CONFIDENCE is a funny old thing. It is all a bit intangible but it creates very real problems when there is too much or too little of it.

Global stock markets have for a long time looked somewhat over-confident, given the world economic backdrop. At times, it has appeared that they are being buoyed far more by ultra-loose monetary policy, in the form of rock-bottom interest rates and potentially hazardous quantitative easing, than by economic fundamentals.

In a UK context, if you were to ask people what they thought about the general state of the economy as it affects them, surely the answers from most would not be particularly upbeat.

We are six years on from the end of the 2008/09 recession. But to many, weighed down by freezes and paltry rises in pay, zero-hours contracts, job insecurity and excruciatingly painful austerity including savage welfare cuts, it will feel like we are still in the depths of a recession. And a bad one at that.

Returning to global equity markets, which are down a long way from where they were even if they did have a better day yesterday, it is worth observing that the issues of low oil prices and slowing Chinese growth have been plain for all to see for a long time.

The suddenness and sharpness of the drops in equity markets in recent weeks surely cast further significant doubt over the efficient market hypothesis, which would hold that share prices reflect all publicly available information at any given time. Increasingly in recent years as they have swung wildly one way and the other amid changing sentiment and strong herd mentality, financial markets have often looked neither efficient nor rational.

In recent weeks, investors have taken cold feet, helping create a vicious circle of share-price drops and falling confidence around the world that is threatening to spill over increasingly into the real economy.

With crude prices having plummeted below $30, amid Saudi Arabia’s seeming determination to continue pumping oil regardless of its value and the thawing of relations between the West and Iran, investor jitters would seem unlikely to dissipate as quickly as they have emerged. Such sudden plunges in confidence are undoubtedly a significant worry, particularly in terms of their knock-on impact on economic activity around the world.

However, too much confidence can also be a bad thing. In terms of this perhaps less obvious truth, who better to take as a case study than Chancellor George Osborne? Remember his bullish tones in his debut Budget in 2010 about how he was going to solve all of the UK’s economic troubles, as he rode on a wave of spectacularly optimistic forecasts from the independent Office for Budget Responsibility that he had just established.

We were told that UK economic growth was going to accelerate pretty swiftly to an above-trend rate, even as the Chancellor hiked the scale of annual public spending cuts and tax rises to be in place by 2014/15 by £40 billion to £113bn.

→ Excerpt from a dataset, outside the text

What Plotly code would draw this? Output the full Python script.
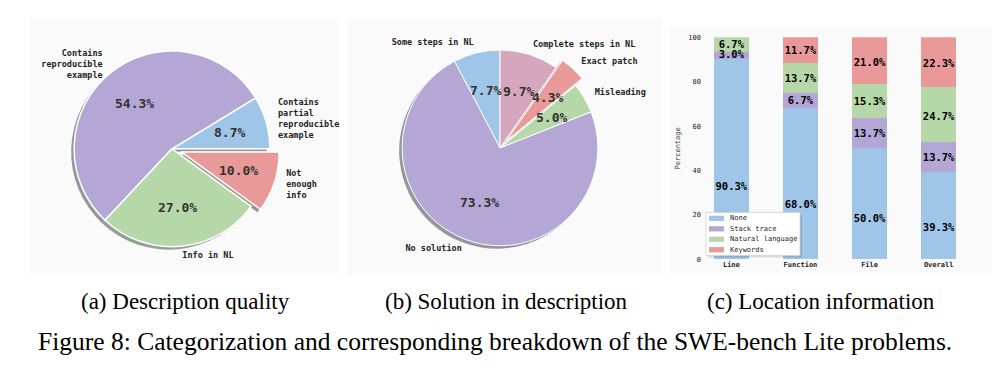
import numpy as np
import plotly.graph_objects as go

# ---------------- data ----------------
desc_labels = ["Contains<br>partial<br>reproducible<br>example", "Contains<br>reproducible<br>example",
               "Info in NL", "Not<br>enough<br>info"]
desc_values = [8.7, 54.3, 27.0, 10.0]
desc_explode = [0, 0, 0, 0.1]

sol_labels = ["Some steps in NL", "No solution", "Misleading", "Exact patch", "Complete steps in NL"]
sol_values = [7.7, 73.3, 5.0, 4.3, 9.7]
sol_explode = [0, 0, 0, 0.1, 0]

loc_categories = ["Line", "Function", "File", "Overall"]
loc_series = ["None", "Stack trace", "Natural language", "Keywords"]
loc_none = [90.3, 68.0, 50.0, 39.3]
loc_stack = [3.0, 6.7, 13.7, 13.7]
loc_nl = [6.7, 13.7, 15.3, 24.7]
loc_keywords = [0.0, 11.7, 21.0, 22.3]
y_ticks = [0, 20, 40, 60, 80, 100]

captions = ["(a) Description quality", "(b) Solution in description", "(c) Location information"]
main_caption = "Figure 8: Categorization and corresponding breakdown of the SWE-bench Lite problems."

# ---------------- style ----------------
BLUE, PURPLE, GREEN, RED, PINK = "#9fc5e8", "#b4a7d6", "#b6d7a8", "#ea9999", "#d5a6bd"
desc_colors = [BLUE, PURPLE, GREEN, RED]
sol_colors = [BLUE, PURPLE, GREEN, RED, PINK]
loc_colors = [BLUE, PURPLE, GREEN, RED]
MONO = "DejaVu Sans Mono"
SERIF = "Liberation Serif"
W, H = 994, 376
PANEL = "#fafafa"


def px(x):
    return x / W


def py(y):
    return 1 - y / H


def shadow_color(hexc):
    r, g, b = (int(hexc[i:i + 2], 16) for i in (1, 3, 5))
    return "rgb(%d,%d,%d)" % tuple(int(0.15 * c + 0.5 * 250) for c in (r, g, b))


fig = go.Figure()

# panel backgrounds
for x0, x1, y0, y1 in [(30, 339, 15, 277), (348, 662, 15, 277), (670, 992, 23, 277)]:
    fig.add_shape(type="rect", xref="paper", yref="paper", x0=px(x0), x1=px(x1), y0=py(y1), y1=py(y0),
                  fillcolor=PANEL, line=dict(width=0), layer="below")


def add_pie(values, colors, explode, labels, cx, cy, r, start, xa, ya, edge_w):
    maxpull = max(explode)
    half = r * (1 + maxpull)
    v = np.array(values, dtype=float)
    # plotly (counterclockwise) puts the first slice ending at `rotation` (clockwise from 12 o'clock)
    rot = 90 - start - 360 * v[0] / v.sum()
    sh = 3
    # shadow
    fig.add_trace(go.Pie(values=values, sort=False, direction="counterclockwise", rotation=rot,
                         pull=explode, marker=dict(colors=[shadow_color(c) for c in colors], line=dict(width=0)),
                         textinfo="none", hoverinfo="skip", showlegend=False,
                         domain=dict(x=[px(cx - half - sh), px(cx + half - sh)],
                                     y=[py(cy + half + sh), py(cy - half + sh)])))
    fig.add_trace(go.Pie(values=values, sort=False, direction="counterclockwise", rotation=rot,
                         pull=explode, marker=dict(colors=colors, line=dict(color="white", width=edge_w)),
                         textinfo="none", hoverinfo="skip", showlegend=False,
                         domain=dict(x=[px(cx - half), px(cx + half)], y=[py(cy + half), py(cy - half)])))
    # text positions from wedge angles (matplotlib-style labeldistance/pctdistance)
    mid = np.deg2rad(start + 360 * (np.cumsum(v) - v / 2) / v.sum())
    ex = np.array(explode, dtype=float)
    c, s = np.cos(mid), np.sin(mid)
    lab_r = 1.1 + ex
    pct_r = 0.6 + ex
    fig.add_trace(go.Scatter(x=c * lab_r, y=s * lab_r, mode="text", text=labels,
                             textposition=["middle left" if ci < 0 else "middle right" for ci in c],
                             textfont=dict(family=MONO, size=8.5, color="#222", weight="bold"),
                             hoverinfo="skip", showlegend=False, xaxis=xa, yaxis=ya, cliponaxis=False))
    for xi, yi, val in zip(c * pct_r, s * pct_r, values):
        fig.add_annotation(x=xi, y=yi, xref=xa, yref=ya, text="%.1f%%" % val, showarrow=False,
                           xanchor="center", yanchor="middle",
                           font=dict(family=MONO, size=13, color="#333", weight="bold"))
    ext = 1.3
    axis_x = dict(domain=[px(cx - ext * r), px(cx + ext * r)], range=[-ext, ext], visible=False, fixedrange=True)
    axis_y = dict(domain=[py(cy + ext * r), py(cy - ext * r)], range=[-ext, ext], visible=False, fixedrange=True)
    return axis_x, axis_y


ax2x, ax2y = add_pie(desc_values, desc_colors, desc_explode, desc_labels, 172, 148, 100, 0, "x2", "y2", 1.5)
ax3x, ax3y = add_pie(sol_values, sol_colors, sol_explode, sol_labels, 500, 147, 100, 90, "x3", "y3", 1.0)

# ---------------- stacked bars ----------------
series_vals = [loc_none, loc_stack, loc_nl, loc_keywords]
label_frac = [0.36, 0.45, 0.45, 0.45]
bottom = np.zeros(len(loc_categories))
lx, ly, lt = [], [], []
for name, vals, col, fr in zip(loc_series, series_vals, loc_colors, label_frac):
    fig.add_trace(go.Bar(x=loc_categories, y=vals, name=name, marker=dict(color=col, line=dict(width=0)),
                         width=0.5, hoverinfo="skip", showlegend=False, xaxis="x", yaxis="y"))
    for cat, b, val in zip(loc_categories, bottom, vals):
        if val > 0:
            lx.append(cat)
            ly.append(b + val * fr)
            lt.append("%.1f%%" % val)
    bottom = bottom + np.array(vals)
fig.add_trace(go.Scatter(x=lx, y=ly, text=lt, mode="text", textposition="middle center",
                         textfont=dict(family=MONO, size=10.5, color="black", weight="bold"),
                         hoverinfo="skip", showlegend=False, xaxis="x", yaxis="y", cliponaxis=False))

# compact legend (matplotlib style)
lg_x0, lg_y0, lg_x1, lg_y1 = 706, 213, 800, 257
fig.add_shape(type="rect", xref="paper", yref="paper", x0=px(lg_x0 + 2), x1=px(lg_x1 + 2), y0=py(lg_y1 + 2),
              y1=py(lg_y0 + 2), fillcolor="rgba(0,0,0,0.12)", line=dict(width=0))
fig.add_shape(type="rect", xref="paper", yref="paper", x0=px(lg_x0), x1=px(lg_x1), y0=py(lg_y1),
              y1=py(lg_y0), fillcolor="white", line=dict(color="#d0d0d0", width=0.8))
for i, (name, col) in enumerate(zip(loc_series, loc_colors)):
    yc = lg_y0 + 6 + i * 10.7
    fig.add_shape(type="rect", xref="paper", yref="paper", x0=px(709), x1=px(724), y0=py(yc + 2.7),
                  y1=py(yc - 2.7), fillcolor=col, line=dict(width=0))
    fig.add_annotation(x=px(728), y=py(yc), xref="paper", yref="paper", text=name, showarrow=False,
                       xanchor="left", yanchor="middle", font=dict(family=MONO, size=7, color="#222"))

# captions
for txt, xc in zip(captions, [185, 506, 821]):
    fig.add_annotation(x=px(xc), y=py(304), xref="paper", yref="paper", text=txt, showarrow=False,
                       xanchor="center", yanchor="middle", font=dict(family=SERIF, size=23, color="black"))
fig.add_annotation(x=px(495), y=py(345), xref="paper", yref="paper", text=main_caption, showarrow=False,
                   xanchor="center", yanchor="middle", font=dict(family=SERIF, size=25.5, color="black"))

fig.update_layout(
    width=W, height=H, margin=dict(l=0, r=0, t=0, b=0),
    paper_bgcolor="white", plot_bgcolor="rgba(0,0,0,0)", barmode="stack",
    xaxis=dict(domain=[px(702), px(968)], range=[-0.425, 3.425], showgrid=False, zeroline=False, showline=False,
               ticks="", tickfont=dict(family=MONO, size=7, color="#222", weight="bold"), fixedrange=True),
    yaxis=dict(domain=[py(261), py(34)], range=[0, 100], tickvals=y_ticks, showgrid=False, zeroline=False,
               showline=False, ticks="", tickfont=dict(family=MONO, size=7, color="#222"),
               title=dict(text="Percentage", font=dict(family=MONO, size=7, color="#333"), standoff=6),
               fixedrange=True),
    xaxis2=dict(ax2x, anchor="y2"), yaxis2=dict(ax2y, anchor="x2"),
    xaxis3=dict(ax3x, anchor="y3"), yaxis3=dict(ax3y, anchor="x3"),
)

fig.write_html("out.html", config={"displayModeBar": False},
               post_script="document.body.style.margin='0';document.body.style.overflow='hidden';")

This wildly optimistic assessment of the outlook proved to be a pipe dream, as did Mr Osborne’s March 2011 Budget vision of “a Britain carried aloft by the march of the makers”.

Instead, what we have had is consistently disappointing growth. By the second quarter of last year, before the global headwinds gained strength, UK growth was already back way below its long-term average. This three-month period took in the run-up to the General Election, during which Mr Osborne cut an upbeat figure indeed as he proclaimed the Conservatives’ long-term economic plan was working.

Even now, Mr Osborne, seemingly utterly confident that he is doing a fine job, appears at least unperturbed and perhaps oblivious to the UK’s economic troubles. He remains determined to proceed with a further £12bn of cuts in annual welfare spending.

Research by the House of Commons Library, following a request by Shadow Scottish Secretary Ian Murray, this week revealed the impact on people in Scotland of Mr Osborne’s programme of cuts to in-work benefits being implemented through the new Universal Credit. The analysis showed the average Scottish single mother-of-two working full time on the new National Living Wage would be £3,321-a-year worse off by 2021.

We must not underestimate the impact of such cuts on society. And we should also be alert to the dramatic impact Mr Osborne’s welfare cuts will have in Scotland and the rest of the UK, by driving down aggregate demand.

A survey published this week showed confidence among Scottish small businesses had fallen to its lowest level since the start of 2013.

Not surprisingly, and echoing other economic surveys north of the Border, the woes of the oil and gas sector figured prominently in the Federation of Small Businesses’ report. But Westminster Government policy was also a crucial issue.

The last thing businesses of any size need right now is their customers, and people who might buy from them, having even less money to spend. Unfortunately, such a scenario seems almost inevitable.

To make matters worse, figures from the Office for National Statistics this week provided further signs that growth in real wages, which began not that long ago after many years of decline, is slowing already. This is very bad news for the domestic economy regardless of the global circumstances.

Whether efficient or rational or not, at least global equity market players attempt to adjust their behaviour as situations evolve.

Sadly, it seems the same cannot be said for the unshakably ebullient Mr Osborne. It appears the Chancellor, while he started the new year by getting his excuses in early and warning of international dangers, remains devoid of self-doubt about his policies.